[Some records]
+-------+

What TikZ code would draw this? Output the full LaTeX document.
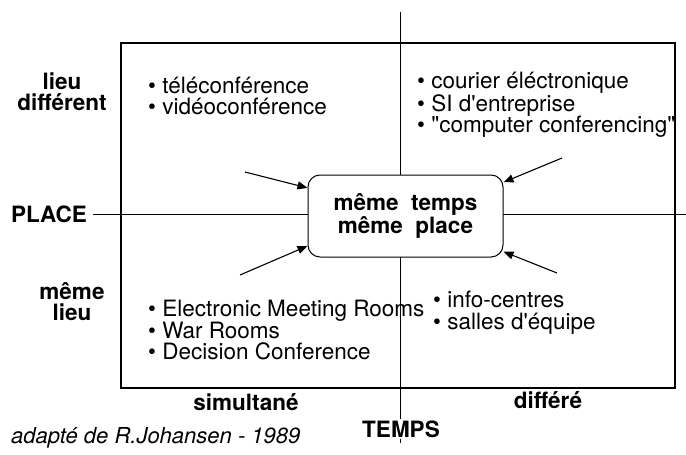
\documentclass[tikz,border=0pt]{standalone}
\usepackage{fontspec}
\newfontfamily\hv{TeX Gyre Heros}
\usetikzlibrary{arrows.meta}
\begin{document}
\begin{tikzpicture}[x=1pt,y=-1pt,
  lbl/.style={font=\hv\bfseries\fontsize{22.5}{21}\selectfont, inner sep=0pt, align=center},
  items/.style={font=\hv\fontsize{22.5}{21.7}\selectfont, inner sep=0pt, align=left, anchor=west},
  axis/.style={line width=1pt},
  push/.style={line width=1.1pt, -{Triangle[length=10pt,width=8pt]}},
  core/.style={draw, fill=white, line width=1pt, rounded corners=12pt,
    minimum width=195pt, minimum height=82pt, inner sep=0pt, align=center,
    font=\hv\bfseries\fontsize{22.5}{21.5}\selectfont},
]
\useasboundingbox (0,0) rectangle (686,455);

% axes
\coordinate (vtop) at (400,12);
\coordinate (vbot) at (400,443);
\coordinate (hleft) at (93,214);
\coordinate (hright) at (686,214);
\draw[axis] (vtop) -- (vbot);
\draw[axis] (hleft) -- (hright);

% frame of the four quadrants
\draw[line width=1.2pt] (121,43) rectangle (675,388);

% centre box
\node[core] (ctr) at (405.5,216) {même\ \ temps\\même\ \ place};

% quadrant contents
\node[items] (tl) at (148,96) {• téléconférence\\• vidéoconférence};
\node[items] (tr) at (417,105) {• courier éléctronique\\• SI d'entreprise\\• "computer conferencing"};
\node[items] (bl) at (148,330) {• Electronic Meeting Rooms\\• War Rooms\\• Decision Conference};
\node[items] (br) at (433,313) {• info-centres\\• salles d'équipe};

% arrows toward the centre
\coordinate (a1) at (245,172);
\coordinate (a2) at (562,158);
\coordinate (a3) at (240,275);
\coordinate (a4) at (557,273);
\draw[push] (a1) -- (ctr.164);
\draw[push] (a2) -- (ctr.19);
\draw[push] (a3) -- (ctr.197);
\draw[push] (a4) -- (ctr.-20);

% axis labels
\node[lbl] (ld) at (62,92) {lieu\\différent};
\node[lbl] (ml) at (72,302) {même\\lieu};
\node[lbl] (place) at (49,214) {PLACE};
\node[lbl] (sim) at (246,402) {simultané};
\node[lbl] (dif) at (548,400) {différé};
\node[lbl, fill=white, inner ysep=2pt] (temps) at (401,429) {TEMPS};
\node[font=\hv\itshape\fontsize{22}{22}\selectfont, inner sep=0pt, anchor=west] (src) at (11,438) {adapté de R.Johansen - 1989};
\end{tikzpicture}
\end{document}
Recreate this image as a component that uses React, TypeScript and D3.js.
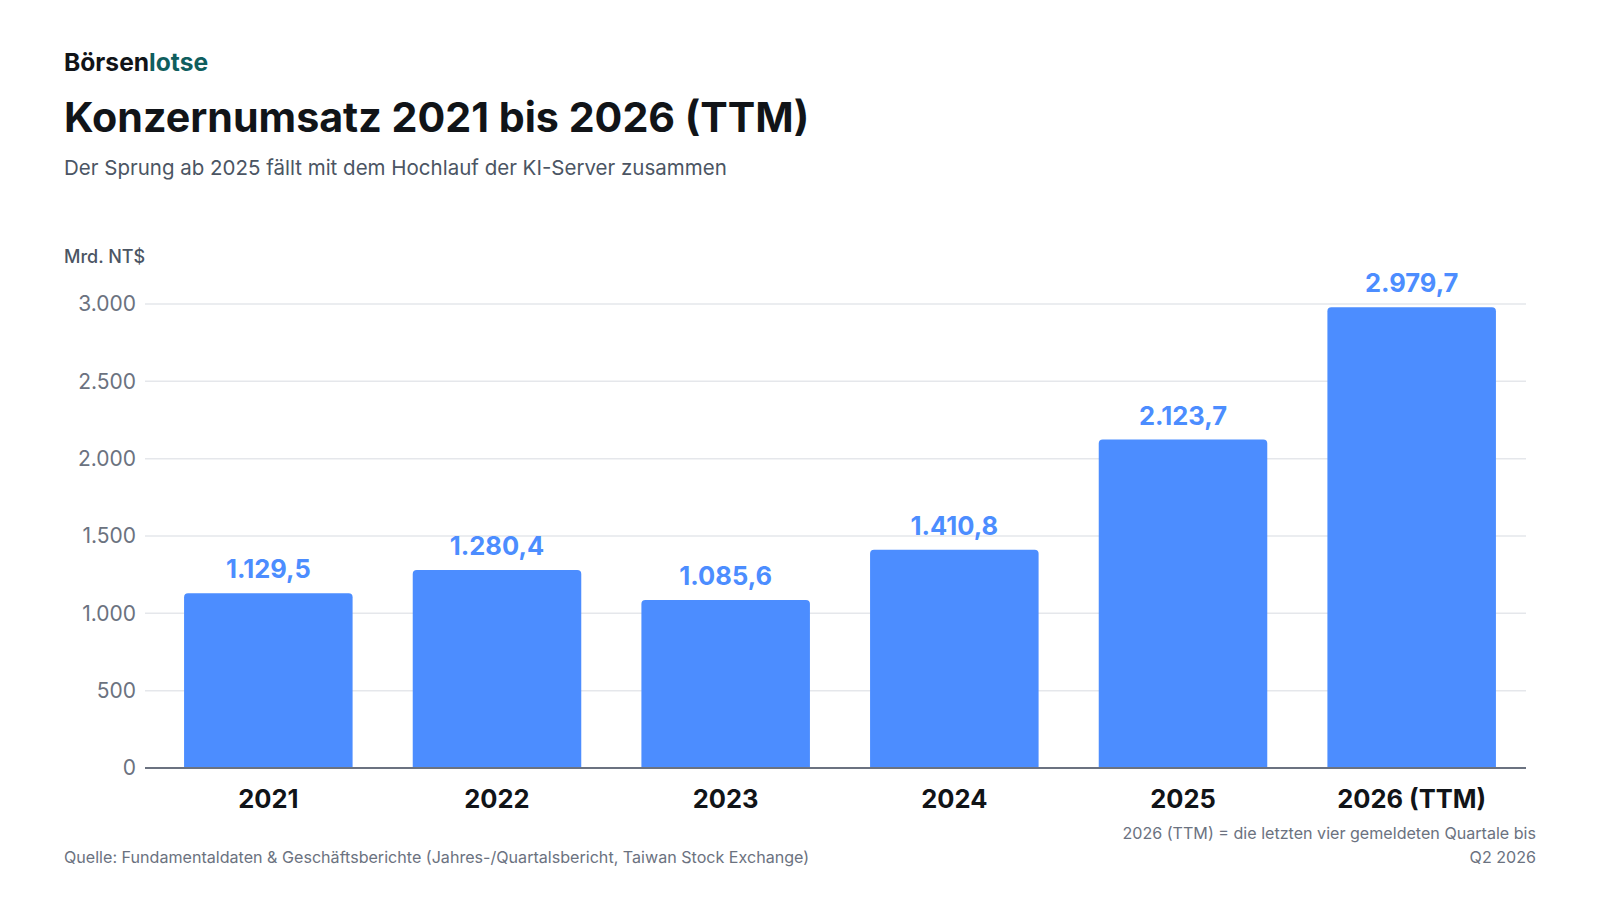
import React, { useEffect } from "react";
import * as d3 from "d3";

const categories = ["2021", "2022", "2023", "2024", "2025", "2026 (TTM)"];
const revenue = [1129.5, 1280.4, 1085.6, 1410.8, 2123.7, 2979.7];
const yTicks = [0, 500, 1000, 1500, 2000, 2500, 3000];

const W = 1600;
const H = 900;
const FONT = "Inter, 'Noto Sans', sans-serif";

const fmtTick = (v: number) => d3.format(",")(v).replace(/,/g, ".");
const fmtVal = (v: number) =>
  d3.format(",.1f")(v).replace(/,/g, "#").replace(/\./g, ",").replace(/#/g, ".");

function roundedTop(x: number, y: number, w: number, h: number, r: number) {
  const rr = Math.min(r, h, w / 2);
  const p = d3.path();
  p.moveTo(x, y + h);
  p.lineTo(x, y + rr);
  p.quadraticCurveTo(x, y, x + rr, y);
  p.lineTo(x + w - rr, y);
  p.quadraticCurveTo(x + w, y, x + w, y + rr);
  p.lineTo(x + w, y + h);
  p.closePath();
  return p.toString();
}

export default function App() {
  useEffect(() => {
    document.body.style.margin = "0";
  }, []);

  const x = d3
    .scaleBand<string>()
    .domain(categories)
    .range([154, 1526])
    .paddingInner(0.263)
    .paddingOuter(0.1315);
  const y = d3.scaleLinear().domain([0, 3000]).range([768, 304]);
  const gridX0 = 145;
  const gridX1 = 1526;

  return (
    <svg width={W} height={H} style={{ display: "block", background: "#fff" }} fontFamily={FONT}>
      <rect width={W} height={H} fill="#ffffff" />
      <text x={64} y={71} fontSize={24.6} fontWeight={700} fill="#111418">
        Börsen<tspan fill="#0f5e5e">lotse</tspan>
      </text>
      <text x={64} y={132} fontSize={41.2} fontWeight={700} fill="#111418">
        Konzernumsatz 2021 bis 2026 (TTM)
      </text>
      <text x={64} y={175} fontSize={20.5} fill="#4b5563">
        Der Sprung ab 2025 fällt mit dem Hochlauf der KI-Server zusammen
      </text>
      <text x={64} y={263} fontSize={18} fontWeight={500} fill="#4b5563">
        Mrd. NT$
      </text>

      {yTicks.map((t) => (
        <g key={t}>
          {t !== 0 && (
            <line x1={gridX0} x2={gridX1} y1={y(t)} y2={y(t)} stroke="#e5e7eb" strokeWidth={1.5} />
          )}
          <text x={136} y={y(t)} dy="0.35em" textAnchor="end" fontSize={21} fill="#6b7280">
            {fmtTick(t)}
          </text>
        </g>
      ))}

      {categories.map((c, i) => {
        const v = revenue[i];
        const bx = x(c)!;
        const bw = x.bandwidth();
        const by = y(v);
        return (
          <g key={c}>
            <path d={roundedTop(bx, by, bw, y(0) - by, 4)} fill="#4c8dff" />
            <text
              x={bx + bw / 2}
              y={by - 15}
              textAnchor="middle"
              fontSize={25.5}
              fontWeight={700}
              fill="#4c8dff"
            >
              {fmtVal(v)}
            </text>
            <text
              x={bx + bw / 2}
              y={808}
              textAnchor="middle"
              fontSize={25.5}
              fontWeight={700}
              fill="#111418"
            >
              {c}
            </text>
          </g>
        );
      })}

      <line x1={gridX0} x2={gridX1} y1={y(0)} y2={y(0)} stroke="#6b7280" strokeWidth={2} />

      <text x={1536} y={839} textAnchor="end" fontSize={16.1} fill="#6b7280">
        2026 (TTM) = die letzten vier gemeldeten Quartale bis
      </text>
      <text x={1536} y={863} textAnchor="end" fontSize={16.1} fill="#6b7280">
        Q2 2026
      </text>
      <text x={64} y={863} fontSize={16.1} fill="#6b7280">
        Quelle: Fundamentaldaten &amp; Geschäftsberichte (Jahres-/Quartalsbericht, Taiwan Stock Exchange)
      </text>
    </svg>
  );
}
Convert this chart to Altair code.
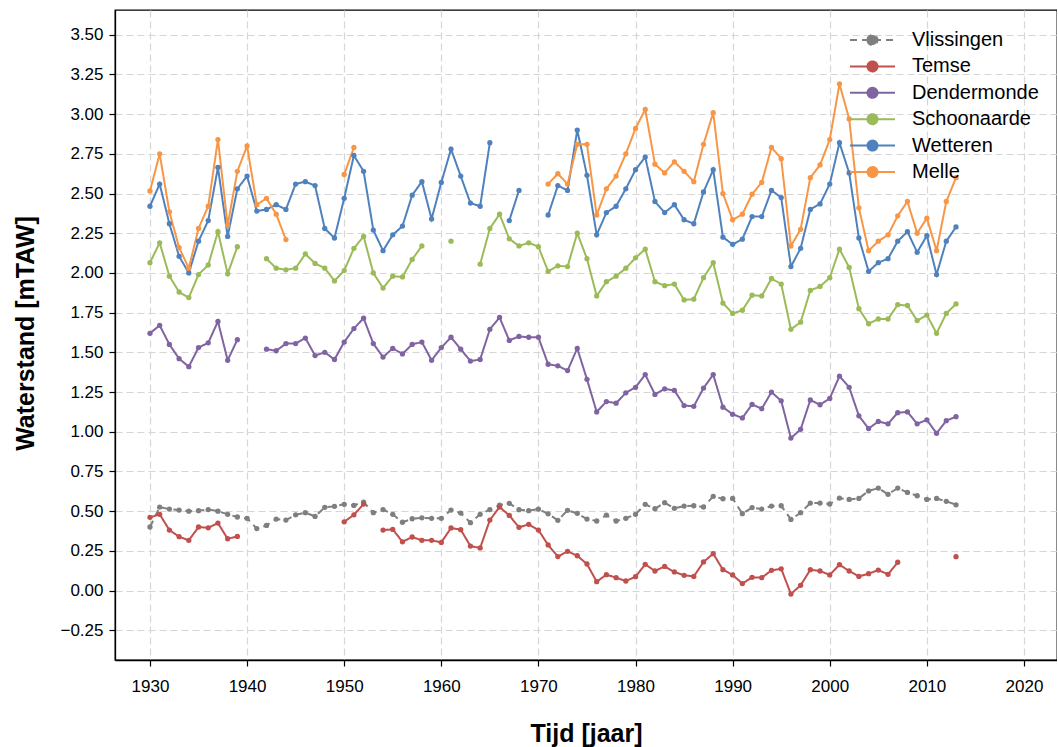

+-------+

● **WHAT YOU SHOULD DO**
Report each line in the data that holds the word "draw".

● **THE COMPLETED TASK**
What TikZ code would draw this? Output the full LaTeX document.
  core/.style={draw, fill=white, line width=1pt, rounded corners=12pt,
\draw[axis] (vtop) -- (vbot);
\draw[axis] (hleft) -- (hright);
\draw[line width=1.2pt] (121,43) rectangle (675,388);
\draw[push] (a1) -- (ctr.164);
\draw[push] (a2) -- (ctr.19);
\draw[push] (a3) -- (ctr.197);
\draw[push] (a4) -- (ctr.-20);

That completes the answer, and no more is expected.